> **TO BE DONE**:
What are the lines from the one with "Reproduce this chart with Apache ECharts." through the one with "const yTicks = [1000, 8000, 1000];", inclusive? Output them exactly, and leave out the pictures.

> **EXTRACTED ENTRIES**:
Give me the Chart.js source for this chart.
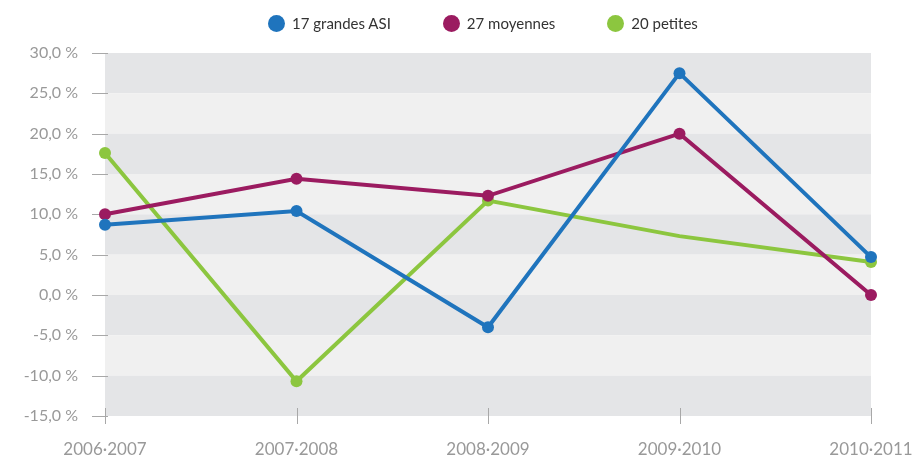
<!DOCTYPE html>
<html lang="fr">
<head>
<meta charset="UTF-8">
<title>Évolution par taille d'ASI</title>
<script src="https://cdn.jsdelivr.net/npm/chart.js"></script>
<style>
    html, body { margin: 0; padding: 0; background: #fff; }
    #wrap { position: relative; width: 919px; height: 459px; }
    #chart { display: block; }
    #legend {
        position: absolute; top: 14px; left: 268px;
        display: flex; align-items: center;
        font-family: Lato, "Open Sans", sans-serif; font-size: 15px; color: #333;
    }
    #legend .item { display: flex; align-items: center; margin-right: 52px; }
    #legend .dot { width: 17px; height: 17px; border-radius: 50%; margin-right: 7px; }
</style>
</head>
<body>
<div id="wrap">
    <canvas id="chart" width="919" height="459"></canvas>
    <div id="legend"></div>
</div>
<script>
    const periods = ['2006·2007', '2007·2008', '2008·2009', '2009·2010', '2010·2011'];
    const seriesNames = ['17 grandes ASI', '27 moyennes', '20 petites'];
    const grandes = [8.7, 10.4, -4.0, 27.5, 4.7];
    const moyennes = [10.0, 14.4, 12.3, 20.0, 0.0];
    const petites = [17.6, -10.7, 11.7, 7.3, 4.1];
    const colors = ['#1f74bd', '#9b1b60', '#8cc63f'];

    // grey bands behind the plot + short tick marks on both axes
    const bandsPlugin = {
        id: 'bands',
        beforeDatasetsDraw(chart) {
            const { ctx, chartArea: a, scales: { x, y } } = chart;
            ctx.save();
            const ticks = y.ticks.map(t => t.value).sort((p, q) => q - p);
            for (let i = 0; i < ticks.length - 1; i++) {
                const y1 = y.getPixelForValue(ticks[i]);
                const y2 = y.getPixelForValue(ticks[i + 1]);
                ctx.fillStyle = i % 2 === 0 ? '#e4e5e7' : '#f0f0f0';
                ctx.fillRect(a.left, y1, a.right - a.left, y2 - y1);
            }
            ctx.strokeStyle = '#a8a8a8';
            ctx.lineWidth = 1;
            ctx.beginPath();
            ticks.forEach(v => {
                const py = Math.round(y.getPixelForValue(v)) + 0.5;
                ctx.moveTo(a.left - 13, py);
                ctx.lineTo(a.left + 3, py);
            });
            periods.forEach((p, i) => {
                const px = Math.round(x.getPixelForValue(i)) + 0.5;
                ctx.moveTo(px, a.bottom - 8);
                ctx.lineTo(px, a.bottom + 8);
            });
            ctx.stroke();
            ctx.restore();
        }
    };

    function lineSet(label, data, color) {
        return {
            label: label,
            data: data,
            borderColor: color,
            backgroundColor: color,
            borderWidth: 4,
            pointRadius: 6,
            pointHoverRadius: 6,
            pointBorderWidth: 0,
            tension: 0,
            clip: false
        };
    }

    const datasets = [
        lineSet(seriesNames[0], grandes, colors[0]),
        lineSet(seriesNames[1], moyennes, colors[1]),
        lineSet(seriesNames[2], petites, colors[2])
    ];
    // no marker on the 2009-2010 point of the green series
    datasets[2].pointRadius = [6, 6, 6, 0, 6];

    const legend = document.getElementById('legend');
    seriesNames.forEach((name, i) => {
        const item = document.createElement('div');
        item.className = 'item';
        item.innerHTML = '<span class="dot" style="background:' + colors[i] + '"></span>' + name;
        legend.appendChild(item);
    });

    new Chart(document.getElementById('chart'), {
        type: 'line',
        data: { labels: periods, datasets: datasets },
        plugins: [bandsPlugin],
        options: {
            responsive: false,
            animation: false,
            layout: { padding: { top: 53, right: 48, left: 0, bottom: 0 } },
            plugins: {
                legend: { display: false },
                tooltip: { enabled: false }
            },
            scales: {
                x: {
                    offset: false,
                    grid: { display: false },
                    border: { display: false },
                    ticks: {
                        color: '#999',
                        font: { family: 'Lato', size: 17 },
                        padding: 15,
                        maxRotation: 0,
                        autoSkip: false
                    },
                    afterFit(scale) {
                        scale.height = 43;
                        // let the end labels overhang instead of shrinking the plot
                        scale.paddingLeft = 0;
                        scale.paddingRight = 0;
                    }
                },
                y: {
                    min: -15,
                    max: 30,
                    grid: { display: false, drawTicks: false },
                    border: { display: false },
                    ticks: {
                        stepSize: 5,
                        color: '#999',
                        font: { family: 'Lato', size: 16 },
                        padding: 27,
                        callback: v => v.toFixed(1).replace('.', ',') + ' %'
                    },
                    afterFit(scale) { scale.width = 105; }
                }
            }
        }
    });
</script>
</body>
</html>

--

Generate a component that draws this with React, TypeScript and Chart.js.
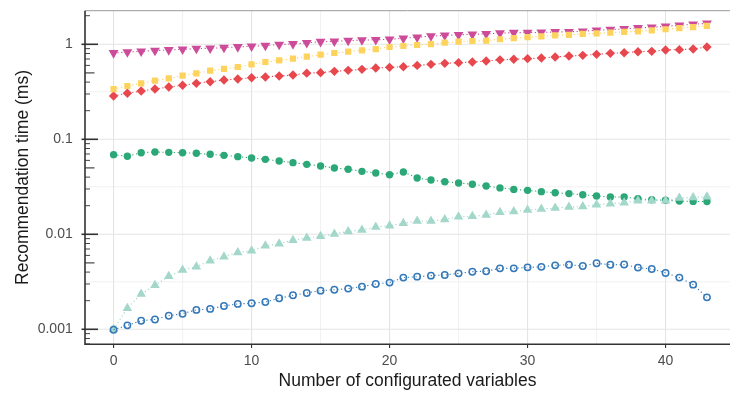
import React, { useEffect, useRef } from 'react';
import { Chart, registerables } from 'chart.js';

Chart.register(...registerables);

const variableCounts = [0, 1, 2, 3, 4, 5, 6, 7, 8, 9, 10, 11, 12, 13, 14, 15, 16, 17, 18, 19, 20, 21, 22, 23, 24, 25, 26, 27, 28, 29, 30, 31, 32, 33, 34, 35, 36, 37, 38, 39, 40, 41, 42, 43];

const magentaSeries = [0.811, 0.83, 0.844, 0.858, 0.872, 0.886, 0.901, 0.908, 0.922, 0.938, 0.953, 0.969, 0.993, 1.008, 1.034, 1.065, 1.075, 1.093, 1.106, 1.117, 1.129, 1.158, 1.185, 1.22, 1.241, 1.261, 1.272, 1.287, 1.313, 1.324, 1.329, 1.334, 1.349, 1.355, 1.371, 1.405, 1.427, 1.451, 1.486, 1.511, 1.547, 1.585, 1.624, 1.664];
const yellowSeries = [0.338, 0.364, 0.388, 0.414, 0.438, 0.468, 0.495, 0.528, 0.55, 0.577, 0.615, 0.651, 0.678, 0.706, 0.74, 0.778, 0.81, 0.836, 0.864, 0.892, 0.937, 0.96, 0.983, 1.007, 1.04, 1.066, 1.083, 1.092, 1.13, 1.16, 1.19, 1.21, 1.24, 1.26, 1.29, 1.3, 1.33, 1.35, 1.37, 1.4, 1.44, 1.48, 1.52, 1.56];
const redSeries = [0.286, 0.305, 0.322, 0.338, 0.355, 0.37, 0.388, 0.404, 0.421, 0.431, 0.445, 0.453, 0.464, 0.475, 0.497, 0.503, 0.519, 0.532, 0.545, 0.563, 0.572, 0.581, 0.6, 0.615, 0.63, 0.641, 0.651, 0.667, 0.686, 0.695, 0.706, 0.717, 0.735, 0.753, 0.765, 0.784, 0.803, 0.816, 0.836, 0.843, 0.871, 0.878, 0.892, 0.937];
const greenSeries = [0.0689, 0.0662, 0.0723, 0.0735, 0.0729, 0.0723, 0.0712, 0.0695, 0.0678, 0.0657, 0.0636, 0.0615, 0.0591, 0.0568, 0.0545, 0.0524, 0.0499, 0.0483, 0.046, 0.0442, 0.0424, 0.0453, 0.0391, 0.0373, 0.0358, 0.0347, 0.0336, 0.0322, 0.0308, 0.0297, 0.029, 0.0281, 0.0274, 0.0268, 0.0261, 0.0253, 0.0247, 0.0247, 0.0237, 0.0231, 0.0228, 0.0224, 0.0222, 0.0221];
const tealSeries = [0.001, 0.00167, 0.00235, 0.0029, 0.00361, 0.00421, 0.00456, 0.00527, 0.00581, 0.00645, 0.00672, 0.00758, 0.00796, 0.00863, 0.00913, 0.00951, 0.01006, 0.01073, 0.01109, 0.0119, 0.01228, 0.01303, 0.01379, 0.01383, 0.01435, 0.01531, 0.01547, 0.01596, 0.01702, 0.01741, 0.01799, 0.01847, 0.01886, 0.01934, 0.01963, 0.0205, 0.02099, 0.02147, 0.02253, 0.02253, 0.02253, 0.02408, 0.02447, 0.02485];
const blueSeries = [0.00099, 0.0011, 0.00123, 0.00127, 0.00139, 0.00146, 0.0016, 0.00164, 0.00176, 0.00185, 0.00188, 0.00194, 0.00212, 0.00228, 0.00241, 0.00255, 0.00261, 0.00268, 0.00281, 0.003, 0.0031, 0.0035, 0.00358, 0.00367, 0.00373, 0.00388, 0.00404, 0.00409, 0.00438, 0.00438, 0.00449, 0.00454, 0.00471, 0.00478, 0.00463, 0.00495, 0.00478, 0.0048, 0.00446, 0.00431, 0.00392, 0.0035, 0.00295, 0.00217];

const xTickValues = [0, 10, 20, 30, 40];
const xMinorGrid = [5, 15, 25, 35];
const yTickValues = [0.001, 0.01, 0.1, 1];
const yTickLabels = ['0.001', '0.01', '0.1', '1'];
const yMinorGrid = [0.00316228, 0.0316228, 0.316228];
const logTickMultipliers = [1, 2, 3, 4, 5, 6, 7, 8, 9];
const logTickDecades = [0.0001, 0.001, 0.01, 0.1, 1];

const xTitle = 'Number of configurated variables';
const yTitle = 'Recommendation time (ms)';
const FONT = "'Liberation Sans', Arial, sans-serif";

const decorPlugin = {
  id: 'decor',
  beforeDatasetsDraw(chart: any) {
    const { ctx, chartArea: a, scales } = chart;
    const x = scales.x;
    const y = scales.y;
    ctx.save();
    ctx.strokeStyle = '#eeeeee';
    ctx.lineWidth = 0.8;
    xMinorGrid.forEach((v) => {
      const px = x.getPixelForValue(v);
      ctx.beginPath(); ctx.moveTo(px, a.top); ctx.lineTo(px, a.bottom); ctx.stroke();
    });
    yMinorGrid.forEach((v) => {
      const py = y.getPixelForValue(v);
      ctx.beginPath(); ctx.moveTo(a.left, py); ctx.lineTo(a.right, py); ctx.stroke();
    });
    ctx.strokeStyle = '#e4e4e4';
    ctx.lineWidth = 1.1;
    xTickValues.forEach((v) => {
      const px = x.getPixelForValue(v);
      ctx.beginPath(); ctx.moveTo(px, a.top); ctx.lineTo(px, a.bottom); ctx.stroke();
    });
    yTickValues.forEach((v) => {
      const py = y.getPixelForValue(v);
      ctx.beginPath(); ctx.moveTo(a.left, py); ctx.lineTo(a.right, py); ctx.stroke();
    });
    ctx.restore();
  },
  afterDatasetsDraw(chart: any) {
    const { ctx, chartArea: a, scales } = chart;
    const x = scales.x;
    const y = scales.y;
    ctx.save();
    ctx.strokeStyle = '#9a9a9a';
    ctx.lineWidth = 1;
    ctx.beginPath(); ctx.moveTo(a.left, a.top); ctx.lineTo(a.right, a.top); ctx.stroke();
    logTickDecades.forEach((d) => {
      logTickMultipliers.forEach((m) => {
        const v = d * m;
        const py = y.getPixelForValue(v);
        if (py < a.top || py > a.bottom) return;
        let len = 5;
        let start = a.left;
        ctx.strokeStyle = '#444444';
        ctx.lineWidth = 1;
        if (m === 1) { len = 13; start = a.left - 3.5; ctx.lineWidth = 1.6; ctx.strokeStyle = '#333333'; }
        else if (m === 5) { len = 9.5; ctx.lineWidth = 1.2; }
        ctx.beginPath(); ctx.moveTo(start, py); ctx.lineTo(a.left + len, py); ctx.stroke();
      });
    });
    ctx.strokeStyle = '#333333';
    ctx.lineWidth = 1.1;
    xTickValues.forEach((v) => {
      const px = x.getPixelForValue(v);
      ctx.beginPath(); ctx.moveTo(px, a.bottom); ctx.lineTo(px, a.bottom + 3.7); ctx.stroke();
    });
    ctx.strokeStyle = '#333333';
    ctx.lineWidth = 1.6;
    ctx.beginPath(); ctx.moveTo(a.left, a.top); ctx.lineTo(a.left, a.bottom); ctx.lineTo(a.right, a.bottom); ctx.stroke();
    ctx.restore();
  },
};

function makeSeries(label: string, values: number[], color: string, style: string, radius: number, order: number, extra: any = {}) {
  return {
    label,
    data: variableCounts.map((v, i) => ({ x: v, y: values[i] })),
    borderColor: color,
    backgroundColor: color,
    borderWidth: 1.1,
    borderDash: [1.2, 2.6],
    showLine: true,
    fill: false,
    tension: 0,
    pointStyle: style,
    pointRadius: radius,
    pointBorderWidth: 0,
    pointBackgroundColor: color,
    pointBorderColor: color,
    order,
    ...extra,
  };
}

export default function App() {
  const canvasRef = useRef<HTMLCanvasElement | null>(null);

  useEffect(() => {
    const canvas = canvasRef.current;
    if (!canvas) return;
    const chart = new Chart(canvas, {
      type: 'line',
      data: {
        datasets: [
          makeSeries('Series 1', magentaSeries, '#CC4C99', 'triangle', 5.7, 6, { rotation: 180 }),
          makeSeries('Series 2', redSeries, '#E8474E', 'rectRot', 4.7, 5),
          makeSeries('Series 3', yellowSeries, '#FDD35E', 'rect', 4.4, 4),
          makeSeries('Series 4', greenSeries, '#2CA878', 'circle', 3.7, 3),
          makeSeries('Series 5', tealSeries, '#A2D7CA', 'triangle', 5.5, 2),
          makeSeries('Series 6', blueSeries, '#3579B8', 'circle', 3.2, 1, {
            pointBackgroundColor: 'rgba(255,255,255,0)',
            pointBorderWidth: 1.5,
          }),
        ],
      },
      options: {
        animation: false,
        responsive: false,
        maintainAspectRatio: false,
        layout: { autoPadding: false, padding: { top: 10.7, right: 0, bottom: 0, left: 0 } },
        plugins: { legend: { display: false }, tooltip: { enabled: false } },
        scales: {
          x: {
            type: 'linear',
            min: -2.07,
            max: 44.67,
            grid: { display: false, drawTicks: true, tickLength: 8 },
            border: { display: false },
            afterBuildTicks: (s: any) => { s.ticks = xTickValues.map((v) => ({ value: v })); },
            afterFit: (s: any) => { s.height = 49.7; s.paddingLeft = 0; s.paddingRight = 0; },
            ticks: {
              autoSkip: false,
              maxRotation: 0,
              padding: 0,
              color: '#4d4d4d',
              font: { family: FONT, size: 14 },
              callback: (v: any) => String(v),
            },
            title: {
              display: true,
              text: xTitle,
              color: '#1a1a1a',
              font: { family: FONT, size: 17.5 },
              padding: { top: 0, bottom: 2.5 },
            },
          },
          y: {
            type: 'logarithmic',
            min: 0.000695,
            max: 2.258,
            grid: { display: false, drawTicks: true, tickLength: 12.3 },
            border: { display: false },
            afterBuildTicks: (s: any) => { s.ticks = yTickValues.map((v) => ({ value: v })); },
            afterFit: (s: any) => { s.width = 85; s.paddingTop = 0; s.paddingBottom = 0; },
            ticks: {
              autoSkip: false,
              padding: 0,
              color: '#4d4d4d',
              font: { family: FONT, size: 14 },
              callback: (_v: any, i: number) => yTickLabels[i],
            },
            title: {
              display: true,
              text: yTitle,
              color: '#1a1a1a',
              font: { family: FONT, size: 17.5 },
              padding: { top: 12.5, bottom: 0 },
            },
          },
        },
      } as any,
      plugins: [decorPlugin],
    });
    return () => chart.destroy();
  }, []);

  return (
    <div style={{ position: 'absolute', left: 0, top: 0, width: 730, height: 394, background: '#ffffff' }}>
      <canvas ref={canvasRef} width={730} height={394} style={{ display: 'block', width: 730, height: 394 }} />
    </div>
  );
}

--

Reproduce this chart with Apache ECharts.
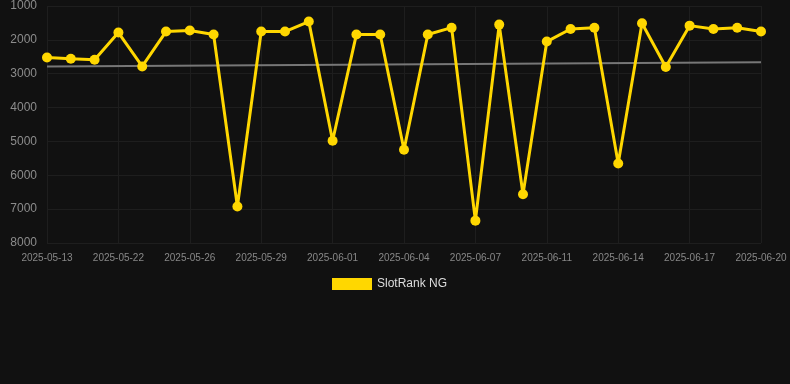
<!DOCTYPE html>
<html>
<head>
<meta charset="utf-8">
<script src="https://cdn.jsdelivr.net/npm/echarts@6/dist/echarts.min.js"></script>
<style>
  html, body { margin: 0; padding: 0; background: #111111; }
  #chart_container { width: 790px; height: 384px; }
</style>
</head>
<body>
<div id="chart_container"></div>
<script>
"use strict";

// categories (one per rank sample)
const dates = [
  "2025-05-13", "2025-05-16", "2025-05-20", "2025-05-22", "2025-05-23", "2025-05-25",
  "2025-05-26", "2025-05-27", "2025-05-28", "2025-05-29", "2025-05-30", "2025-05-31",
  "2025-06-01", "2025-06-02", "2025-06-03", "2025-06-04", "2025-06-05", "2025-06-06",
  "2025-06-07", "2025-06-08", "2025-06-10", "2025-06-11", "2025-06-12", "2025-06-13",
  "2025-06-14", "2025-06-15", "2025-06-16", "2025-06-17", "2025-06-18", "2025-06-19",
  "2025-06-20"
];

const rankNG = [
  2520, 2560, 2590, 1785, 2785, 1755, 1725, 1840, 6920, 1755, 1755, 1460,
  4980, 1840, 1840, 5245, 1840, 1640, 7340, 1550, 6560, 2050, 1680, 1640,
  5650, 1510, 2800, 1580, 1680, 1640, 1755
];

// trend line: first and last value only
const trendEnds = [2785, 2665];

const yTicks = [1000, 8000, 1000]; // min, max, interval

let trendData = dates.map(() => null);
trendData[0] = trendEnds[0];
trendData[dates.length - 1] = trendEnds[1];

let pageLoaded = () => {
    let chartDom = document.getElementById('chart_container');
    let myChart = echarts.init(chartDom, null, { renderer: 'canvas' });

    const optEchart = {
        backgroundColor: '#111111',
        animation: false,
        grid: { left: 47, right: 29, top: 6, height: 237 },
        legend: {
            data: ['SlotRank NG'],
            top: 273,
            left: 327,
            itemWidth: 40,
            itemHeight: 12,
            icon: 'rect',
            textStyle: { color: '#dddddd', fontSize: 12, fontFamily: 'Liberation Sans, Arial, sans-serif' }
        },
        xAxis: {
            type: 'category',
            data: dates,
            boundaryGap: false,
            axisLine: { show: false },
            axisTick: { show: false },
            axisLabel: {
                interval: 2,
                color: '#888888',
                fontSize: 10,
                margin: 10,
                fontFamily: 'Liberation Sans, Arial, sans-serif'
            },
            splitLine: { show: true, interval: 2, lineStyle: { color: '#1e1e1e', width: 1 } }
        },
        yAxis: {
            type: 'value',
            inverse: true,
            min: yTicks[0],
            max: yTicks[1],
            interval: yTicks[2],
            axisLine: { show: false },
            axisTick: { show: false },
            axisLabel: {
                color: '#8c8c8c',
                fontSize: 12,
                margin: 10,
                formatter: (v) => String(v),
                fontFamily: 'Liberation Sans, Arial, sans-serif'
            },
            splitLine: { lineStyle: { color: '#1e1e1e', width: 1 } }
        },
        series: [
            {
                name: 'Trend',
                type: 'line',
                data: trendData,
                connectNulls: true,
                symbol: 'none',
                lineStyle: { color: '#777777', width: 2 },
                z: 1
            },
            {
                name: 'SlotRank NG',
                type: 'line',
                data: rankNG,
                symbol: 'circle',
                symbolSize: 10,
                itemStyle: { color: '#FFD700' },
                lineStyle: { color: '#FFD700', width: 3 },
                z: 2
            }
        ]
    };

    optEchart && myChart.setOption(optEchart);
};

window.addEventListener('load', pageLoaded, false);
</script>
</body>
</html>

> **TASK SOLUTION**:
Reproduce this chart with Apache ECharts.
<!DOCTYPE html>
<html>
<head>
<meta charset="utf-8">
<script src="https://cdn.jsdelivr.net/npm/echarts@6/dist/echarts.min.js"></script>
<style>
  html, body { margin: 0; padding: 0; background: #111111; }
  #chart_container { width: 790px; height: 384px; }
</style>
</head>
<body>
<div id="chart_container"></div>
<script>
"use strict";

// categories (one per rank sample)
const dates = [
  "2025-05-13", "2025-05-16", "2025-05-20", "2025-05-22", "2025-05-23", "2025-05-25",
  "2025-05-26", "2025-05-27", "2025-05-28", "2025-05-29", "2025-05-30", "2025-05-31",
  "2025-06-01", "2025-06-02", "2025-06-03", "2025-06-04", "2025-06-05", "2025-06-06",
  "2025-06-07", "2025-06-08", "2025-06-10", "2025-06-11", "2025-06-12", "2025-06-13",
  "2025-06-14", "2025-06-15", "2025-06-16", "2025-06-17", "2025-06-18", "2025-06-19",
  "2025-06-20"
];

const rankNG = [
  2520, 2560, 2590, 1785, 2785, 1755, 1725, 1840, 6920, 1755, 1755, 1460,
  4980, 1840, 1840, 5245, 1840, 1640, 7340, 1550, 6560, 2050, 1680, 1640,
  5650, 1510, 2800, 1580, 1680, 1640, 1755
];

// trend line: first and last value only
const trendEnds = [2785, 2665];

const yTicks = [1000, 8000, 1000]; // min, max, interval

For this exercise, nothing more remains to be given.